A point they make is that there is likely to be latent demand in the economy. That is, people, who would like to go see a doctor or a lawyer or one of any other groups of professionals, but who can’t simply because such bespoke services from professionals are insanely expensive. And that the extreme expense of professional services makes these services remarkably unevenly distributed in society, which in turn works against our society being fair or democratic. As such, the shift towards redesigning these services so that they can be provided by information systems is likely to provide huge benefits for a wide number of people across society. And that this democratising of access to professional advice is going to be hard to stop as communication technology becomes increasingly all-pervasive.

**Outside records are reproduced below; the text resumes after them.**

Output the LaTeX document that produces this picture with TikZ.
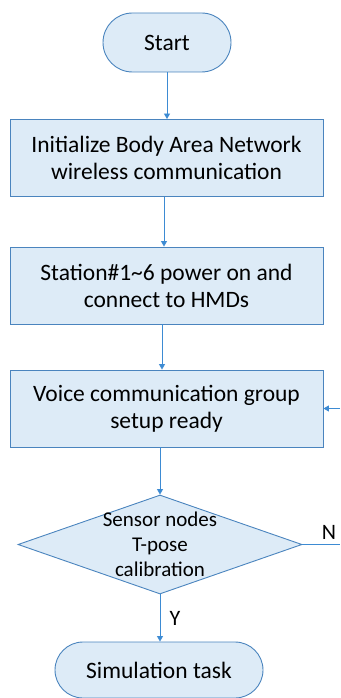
\documentclass[tikz,border=0pt]{standalone}
\usepackage{fontspec}
\setmainfont{Carlito}
\usetikzlibrary{shapes.geometric,arrows.meta}
\definecolor{boxfill}{HTML}{DDEBF7}
\definecolor{boxline}{HTML}{4A84BE}
\definecolor{flowline}{HTML}{3D8BD3}
\tikzset{
  every node/.style={font=\fontsize{23.5}{27}\selectfont, text=black},
  terminal/.style={draw=boxline, fill=boxfill, line width=0.9pt, rectangle,
    inner sep=0pt},
  process/.style={draw=boxline, fill=boxfill, line width=0.9pt, rectangle,
    inner sep=0pt, minimum width=313pt, minimum height=77pt, align=center},
  decision/.style={draw=boxline, fill=boxfill, line width=0.9pt, diamond,
    inner sep=0pt, minimum width=284pt, minimum height=99pt},
  arr/.style={draw=flowline, line width=0.9pt,
    -{Triangle[width=6pt,length=5.5pt]}},
  plainline/.style={draw=flowline, line width=0.9pt},
  lbl/.style={font=\fontsize{22}{26}\selectfont}
}
\begin{document}
\begin{tikzpicture}[x=1pt, y=-1pt]
\useasboundingbox (0,0) rectangle (340,698);

% terminals and process boxes
\node[terminal, minimum width=128pt, minimum height=59pt, rounded corners=29.5pt]
  (start) at (167,42.5) {Start};
\node[process] (init) at (166.5,158)
  {Initialize Body Area Network\\wireless communication};
\node[process] (station) at (166.5,285.5)
  {Station\#1\textasciitilde 6 power on and\\connect to HMDs};
\node[process] (voice) at (166.5,408.5)
  {Voice communication group\\setup ready};

% decision
\node[decision] (dec) at (160,544.5) {};
\node[align=center, font=\fontsize{21}{25}\selectfont] (dectext) at (dec.center)
  {Sensor nodes\\T-pose\\calibration};

\node[terminal, minimum width=208pt, minimum height=56pt, rounded corners=28pt]
  (sim) at (159,670) {Simulation task};

% connectors
\draw[arr] (start.south) -- (start.south |- init.north);
\draw[arr] ([xshift=-2.5pt]init.south) -- ([xshift=-2.5pt]init.south |- station.north);
\draw[arr] ([xshift=-4.5pt]station.south) -- ([xshift=-4.5pt]station.south |- voice.north);
\draw[arr] (voice.south -| dec.north) -- (dec.north);
\draw[arr] (dec.south) -- (dec.south |- sim.north);

% "no" branch running off to the right and back into the voice setup
\coordinate (nout) at (340,544.5);
\coordinate (nin) at (340,408.5);
\draw[plainline] (dec.east) -- (nout);
\draw[arr] (nin) -- (voice.east);

% branch labels
\node[lbl] (nlabel) at (329,532) {N};
\node[lbl] (ylabel) at (175,618) {Y};
\end{tikzpicture}
\end{document}
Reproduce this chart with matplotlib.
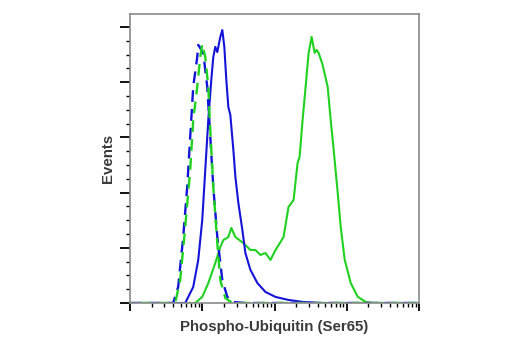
import matplotlib
matplotlib.use("Agg")
import matplotlib.pyplot as plt
from matplotlib.ticker import LogLocator, MultipleLocator, AutoMinorLocator, NullFormatter

# Histogram traces: fluorescence intensity vs. events (% of max)
ctrl_blue_x = [10, 39.6, 46.4, 54.5, 61.9, 68.1, 75.0, 85.2, 88.0, 103.3, 117.3,
               129.2, 142.2, 161.6, 189.6, 222.4, 261.0, 395.6, 1e5]
ctrl_blue_y = [0, 0, 5.8, 23.9, 42.0, 60.1, 78.3, 89.1, 93.5, 90.6, 78.3,
               60.1, 42.0, 23.9, 8.3, 2.2, 0.4, 0, 0]

ctrl_green_x = [10, 42.2, 49.5, 58.1, 68.1, 75.0, 85.2, 93.8, 100, 110.1, 121.2,
                129.2, 142.2, 161.6, 177.8, 208.6, 261.0, 1e5]
ctrl_green_y = [0, 0, 8.3, 27.5, 48.2, 66.3, 78.3, 89.1, 93.8, 89.1, 78.3,
                62.7, 42.0, 21.7, 8.3, 1.8, 0, 0]

untreated_x = [10, 58.1, 75.0, 88.0, 100, 110.1, 121.2, 133.4, 142.2, 151.6, 161.6,
               177.8, 189.6, 202.1, 215.4, 229.7, 244.9, 269.6, 287.4, 316.2, 359.4,
               395.6, 464.2, 580.7, 749.9, 1032.5, 1564, 2448, 4356, 1e5]
untreated_y = [0, 0, 5.8, 15.6, 30.1, 48.2, 66.3, 80.8, 89.1, 92.8, 90.9,
               96.4, 98.9, 92.8, 80.8, 71.0, 68.1, 55.4, 45.7, 36.2, 26.4,
               18.1, 12.0, 7.2, 4.0, 2.2, 1.1, 0.4, 0, 0]

treated_x = [10, 79.9, 100, 121.2, 151.6, 177.8, 195.7, 229.7, 252.8, 287.4, 371.1,
             464.2, 544.6, 639.0, 749.9, 879.9, 1032.5, 1211.5, 1333.5, 1564, 1836,
             2086, 2224, 2448, 2696, 2967, 3265, 3594, 3831, 4084, 4642, 5446,
             5995, 6598, 7499, 8254, 9381, 11365, 14222, 18360, 22970, 1e5]
treated_y = [0, 0, 2.2, 7.2, 14.5, 20.3, 22.8, 23.9, 27.2, 23.9, 21.7,
             19.2, 19.2, 17.4, 18.1, 15.6, 19.2, 22.1, 23.9, 34.8, 37.3,
             50.7, 52.9, 66.3, 78.3, 90.6, 96.4, 90.6, 91.7, 90.6, 86.2, 78.3,
             66.3, 55.4, 39.9, 27.5, 15.6, 7.2, 2.2, 0.4, 0, 0]

blue = "#1414d8"
green = "#1fd21f"

fig = plt.figure(figsize=(5.2, 3.5), dpi=100)
ax = fig.add_axes([130 / 520, 1 - 303 / 350, 289 / 520, 289 / 350])

ax.plot(treated_x, treated_y, color=green, lw=1.5)
ax.plot(untreated_x, untreated_y, color=blue, lw=1.5)
ax.plot(ctrl_blue_x, ctrl_blue_y, color=blue, lw=1.7, linestyle=(0, (5, 3)))
ax.plot(ctrl_green_x, ctrl_green_y, color=green, lw=1.7, linestyle=(4, (5, 3)))

ax.set_xscale("log")
ax.set_xlim(10, 1e5)
ax.set_ylim(0, 104.7)

ax.xaxis.set_major_locator(LogLocator(base=10, numticks=10))
ax.xaxis.set_minor_locator(LogLocator(base=10, subs=range(2, 10), numticks=40))
ax.xaxis.set_major_formatter(NullFormatter())
ax.xaxis.set_minor_formatter(NullFormatter())
ax.yaxis.set_major_locator(MultipleLocator(20))
ax.yaxis.set_minor_locator(AutoMinorLocator(4))
ax.yaxis.set_major_formatter(NullFormatter())

ax.tick_params(which="major", direction="out", length=6, width=1.3, color="black")
ax.tick_params(which="minor", direction="out", length=3, width=1.0, color="black")
ax.tick_params(axis="y", which="major", length=7)

for s in ax.spines.values():
    s.set_color("#8a8a8a")
    s.set_linewidth(1.2)

ax.set_xlabel("Phospho-Ubiquitin (Ser65)", fontsize=10.8, fontweight="bold",
              family="Liberation Sans", color="#3a3a3a", labelpad=3)
ax.set_ylabel("Events", fontsize=10.8, fontweight="bold",
              family="Liberation Sans", color="#3a3a3a", labelpad=0)

fig.savefig("out.png", dpi=100)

They also make the point that professional workers generally seek to stress the bespoke aspects of their work – you know, the accountant who needed to do the accounting version of a triple back summersault with a pike to ensure the maximum tax return for their client – whereas, in reality and overall, most of the tasks associated with their job are routine and fairly simple. That is, the authors aren’t saying that all professional jobs will necessarily disappear in the next few years, but what they are saying is that a great many of the tasks that professionals do are able to be taken from them by network design, AI, process re-engineering and so on. As such, the work that professionals do is likely to change significantly and even if this doesn’t eliminate their jobs entirely, it will significantly change those jobs, probably to the point where they are barely recognisable.
Basically, this book provides us with a vision into the future presenting a kind of Fordist reshaping of professional work. A lot of what I’ve been reading lately has stressed that most of the jobs that are about to disappear due to automation are those in the middle – that is, the paraprofessionals, rather than the professionals. The reasoning being that paraprofessionals generally do routine work professionals avoid. However, this book thinks paraprofessionals may have more going for them than we imagine. They are cheaper than professionals, they are highly trained in the specific tasks they perform – in much the same way that the division of labour in factories broke down complex craft skills into smaller and simpler ones – and they are also often required to have more interpersonal skills than the ‘content knowledge specialists’ who are the true professionals. This level of simplification of work roles and specialisation of individual tasks is exactly what the Fordist industrial revolution brought for us at the turn of the last century in turning crafts into a division of labour – and so it isn’t clear why it wouldn’t do much the same when it is being applied to professional work.
This book provides a useful discussion of what a professional is, it gives a history of the development of professions and also compelling visions of how they are likely to change over the coming decades. This is a seriously interesting book.